Mean-value formula for inhomogeneous harmonic functions I am working on Evans' PDE textbook problems, but I am stuck with the following problem about modification of the proof of the mean-value formula for harmonic functions. I cannot really see how to derive the second term of RHS of the formula below.
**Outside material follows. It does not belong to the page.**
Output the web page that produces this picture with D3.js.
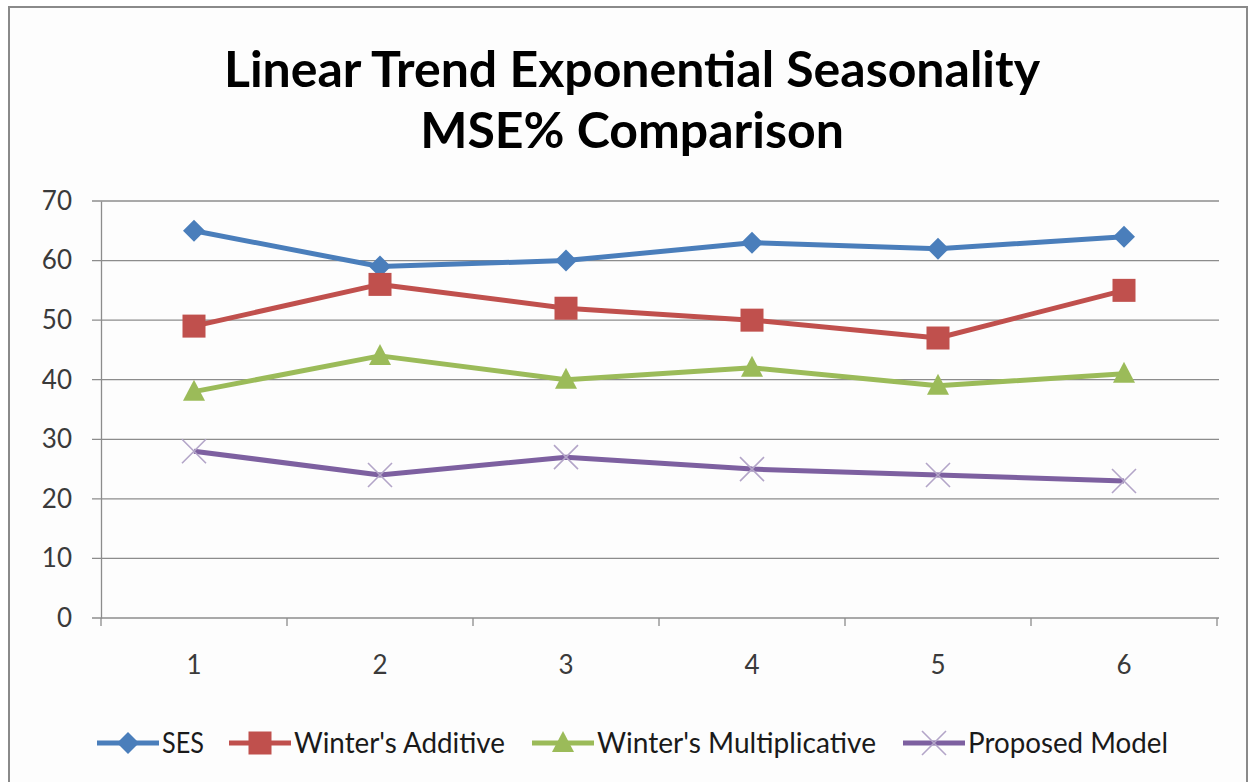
<!DOCTYPE html>
<html>
<head>
<meta charset="utf-8">
<script src="https://cdn.jsdelivr.net/npm/d3@7"></script>
<style>
  body { margin: 0; background: #fff; }
  svg { display: block; }
</style>
</head>
<body>
<div id="chart"></div>
<script>
var categories = ["1", "2", "3", "4", "5", "6"];
var yTicks = [0, 10, 20, 30, 40, 50, 60, 70];
var sesValues = [65, 59, 60, 63, 62, 64];
var additiveValues = [49, 56, 52, 50, 47, 55];
var multiplicativeValues = [38, 44, 40, 42, 39, 41];
var proposedValues = [28, 24, 27, 25, 24, 23];
var seriesNames = ["SES", "Winter's Additive", "Winter's Multiplicative", "Proposed Model"];
var titleLines = ["Linear Trend Exponential Seasonality", "MSE% Comparison"];

var width = 1251, height = 782;
var font = "Lato, 'Open Sans', sans-serif";

var svg = d3.select("#chart").append("svg")
  .attr("width", width)
  .attr("height", height);

// chart frame
svg.append("rect")
  .attr("x", 9).attr("y", 7)
  .attr("width", 1238).attr("height", 790)
  .attr("fill", "#fdfdfd")
  .attr("stroke", "#8a8a8a")
  .attr("stroke-width", 2);

// title
svg.append("g").selectAll("text")
  .data(titleLines)
  .enter().append("text")
  .attr("x", 632)
  .attr("y", function(d, i) { return 87 + i * 61; })
  .attr("text-anchor", "middle")
  .attr("font-family", font)
  .attr("font-weight", "bold")
  .attr("font-size", 50)
  .attr("fill", "#000")
  .text(function(d) { return d; });

var x = d3.scaleBand().domain(categories).range([101, 1217]);
var y = d3.scaleLinear().domain([0, 70]).range([618, 201]);

// gridlines
svg.append("g").selectAll("line")
  .data(yTicks)
  .enter().append("line")
  .attr("x1", 92).attr("x2", 1219)
  .attr("y1", function(d) { return y(d); })
  .attr("y2", function(d) { return y(d); })
  .attr("stroke", "#8c8c8c")
  .attr("stroke-width", 1.3);

// y axis
var yAxis = d3.axisLeft(y).tickValues(yTicks).tickSize(0).tickPadding(29);
var gy = svg.append("g").attr("transform", "translate(101,0)").call(yAxis);
gy.select(".domain").attr("stroke", "#8c8c8c").attr("stroke-width", 1.3);
gy.selectAll("text").attr("font-family", font).attr("font-size", 26).attr("fill", "#3a3a3a");

// x axis
var xAxis = d3.axisBottom(x).tickSize(0).tickPadding(38);
var gx = svg.append("g").attr("transform", "translate(0,618)").call(xAxis);
gx.select(".domain").remove();
gx.selectAll("text").attr("font-family", font).attr("font-size", 26).attr("fill", "#3a3a3a");
svg.append("g").selectAll("line")
  .data(d3.range(categories.length + 1))
  .enter().append("line")
  .attr("x1", function(d) { return 101 + d * x.step(); })
  .attr("x2", function(d) { return 101 + d * x.step(); })
  .attr("y1", 618).attr("y2", 626)
  .attr("stroke", "#8c8c8c").attr("stroke-width", 1.3);

var series = [
  {name: seriesNames[0], values: sesValues, color: "#4a7ebb", marker: "diamond"},
  {name: seriesNames[1], values: additiveValues, color: "#c0504d", marker: "square"},
  {name: seriesNames[2], values: multiplicativeValues, color: "#9bbb59", marker: "triangle"},
  {name: seriesNames[3], values: proposedValues, color: "#7d60a0", marker: "x"}
];

function drawMarker(g, type, color, cx, cy) {
  if (type == "diamond") {
    g.append("path").attr("d", "M" + cx + "," + (cy - 11) + "L" + (cx + 11) + "," + cy + "L" + cx + "," + (cy + 11) + "L" + (cx - 11) + "," + cy + "Z")
      .attr("fill", color);
  } else if (type == "square") {
    g.append("rect").attr("x", cx - 11.5).attr("y", cy - 11.5).attr("width", 23).attr("height", 23)
      .attr("fill", color);
  } else if (type == "triangle") {
    g.append("path").attr("d", "M" + cx + "," + (cy - 12) + "L" + (cx + 11) + "," + (cy + 9) + "L" + (cx - 11) + "," + (cy + 9) + "Z")
      .attr("fill", color);
  } else {
    g.append("path").attr("d", "M" + (cx - 12) + "," + (cy - 12) + "L" + (cx + 12) + "," + (cy + 12) + "M" + (cx + 12) + "," + (cy - 12) + "L" + (cx - 12) + "," + (cy + 12))
      .attr("stroke", "#b3a5c8").attr("stroke-width", 1.6).attr("fill", "none");
  }
}

var line = d3.line()
  .x(function(d, i) { return x(categories[i]) + x.bandwidth() / 2; })
  .y(function(d) { return y(d); });

series.forEach(function(s) {
  var g = svg.append("g");
  g.append("path")
    .attr("d", line(s.values))
    .attr("fill", "none")
    .attr("stroke", s.color)
    .attr("stroke-width", 5)
    .attr("stroke-linejoin", "round");
  s.values.forEach(function(v, i) {
    drawMarker(g, s.marker, s.color, x(categories[i]) + x.bandwidth() / 2, y(v));
  });
});

// legend
var legendX = [97, 229, 532, 903];
var legendTextWidth = [42, 211, 279, 200];
var legend = svg.append("g");
series.forEach(function(s, i) {
  var lx = legendX[i], ly = 743;
  var g = legend.append("g");
  g.append("line")
    .attr("x1", lx).attr("x2", lx + 62)
    .attr("y1", ly).attr("y2", ly)
    .attr("stroke", s.color).attr("stroke-width", 5);
  drawMarker(g, s.marker, s.color, lx + 31, ly);
  g.append("text")
    .attr("x", lx + 65).attr("y", ly + 10)
    .attr("font-family", font)
    .attr("font-size", 28)
    .attr("textLength", legendTextWidth[i])
    .attr("lengthAdjust", "spacingAndGlyphs")
    .attr("fill", "#1a1a1a")
    .text(s.name);
});
</script>
</body>
</html>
I would appreciate it if someone could help me derive this formula. 

Modify the proof of the mean-value formulas to show for $n\ge 3$ that 
  $$
u(0)=\frac{1}{V(\partial B(0,r))}\int_{\partial B(0,r)}g \, dS
+\frac{1}{n(n-2)\alpha(n)}\int_{B(0,r)}\left[\frac{1}{|x|^{n-2}}-\frac{1}{r^{n-2}}\right]f \,dx,
$$
  provided 
  $$
\begin{cases}-\Delta u=f & \text{in } B^0(0,r) \\ \quad \, \, \, u=g & \text{on } \partial B(0,r).\end{cases} 
$$

 A: $\def\Vol{\operatorname{Vol}}$As Evans does in his proof of the mean value formula, define $\phi\colon [0,r] \to \mathbb R$ by 
\[
  \phi(s) = \frac 1{\Vol(\partial B_s)} \int_{\partial B_s} u(x)\, dS(x)
   = \frac 1{\Vol(\partial B_1)} \int_{\partial B_1} u(sx)\, dS(x)
\]
We have
\begin{align*}
  \phi'(s) &= \frac 1{\Vol(\partial B_1)} \int_{\partial B_1} Du(sx)x\, dS(x)\\
    &= \frac 1{n\alpha(n)s^{n-1}} \int_{\partial B_s} Du(x)\, \frac xs\, dS(x)\\
    &= \frac 1{n\alpha(n)s^{n-1}} \int_{\partial B_s} Du(x)\, \nu_{B_s}(x)\, dS(x)\\
    &= \frac 1{n\alpha(n)s^{n-1}} \int_{\partial B_s} \frac{\partial u}{\partial \nu}(x)\,dS(x)\\
    &= \frac{1}{n\alpha(n)s^{n-1}} \int_{B_s} \Delta u(x)\, dx\\
    &= -\frac 1{n\alpha(n)s^{n-1}}\int_{B_s}f(x)\, dx
\end{align*}
As $\phi$ is differentiable on $(0,r)$ and continuous on $[0,r]$, we have
\begin{align*}
  \phi(r) -\phi(0) &= \int_0^r \phi'(s)\, ds\\
       &= -\int_0^r \frac 1{n\alpha(n)s^{n-1}} \int_{B_s} f(x)\, dx\; ds\\
       &= -\frac 1{n\alpha(n)} \int_0^r s^{1-n}\int_0^s \int_{\partial B_\sigma} f(x)\, dS(x)\; d\sigma\; ds\\
       &= \frac 1{n\alpha(n)} \int_0^r \int_\sigma^r s^{1-n}\int_{\partial B_\sigma} f(x)\, dS(x)\; ds\; d\sigma\\
       &= -\frac 1{n(n-2)\alpha(n)} \int_0^r \int_{\partial B_\sigma} f(x)\, dS(x)\; d\sigma\\
       &= -\frac 1{n(n-2)\alpha(n)}\int_0^r \int_{\partial B_\sigma}\left(\frac 1{\sigma^{n-2}} - \frac 1{r^{n-2}}\right) f(x)\, dS(x)\;d\sigma\\
       &= -\frac 1{n(n-2)\alpha(n)}\int_0^r \int_{\partial B_\sigma}\left(\frac 1{|x|^{n-2}} - \frac 1{r^{n-2}}\right) f(x)\, dS(x)\;d\sigma\\
       &= -\frac 1{n(n-2)\alpha(n)}\int_{B_r} \left(\frac 1{|x|^{n-2}} - \frac 1{r^{n-2}}\right) f(x)\, dx
\end{align*}
Now, as $\phi(0) = u(0)$ and
\[ \phi(r) = \frac 1{\Vol(\partial B_r)}\int_{\partial B_r} g(x)\, dS(x) \]
the desired result follows.
A: Alternatively, look at the second term on the right side. It's the fundamental solution, shifted down to be $0$ on the boundary of $B_r$, integrated against $\Delta u$. Heuristically, integrate by parts and use that the Laplacian of the fundamental solution is $\delta_0$ to get the desired formula.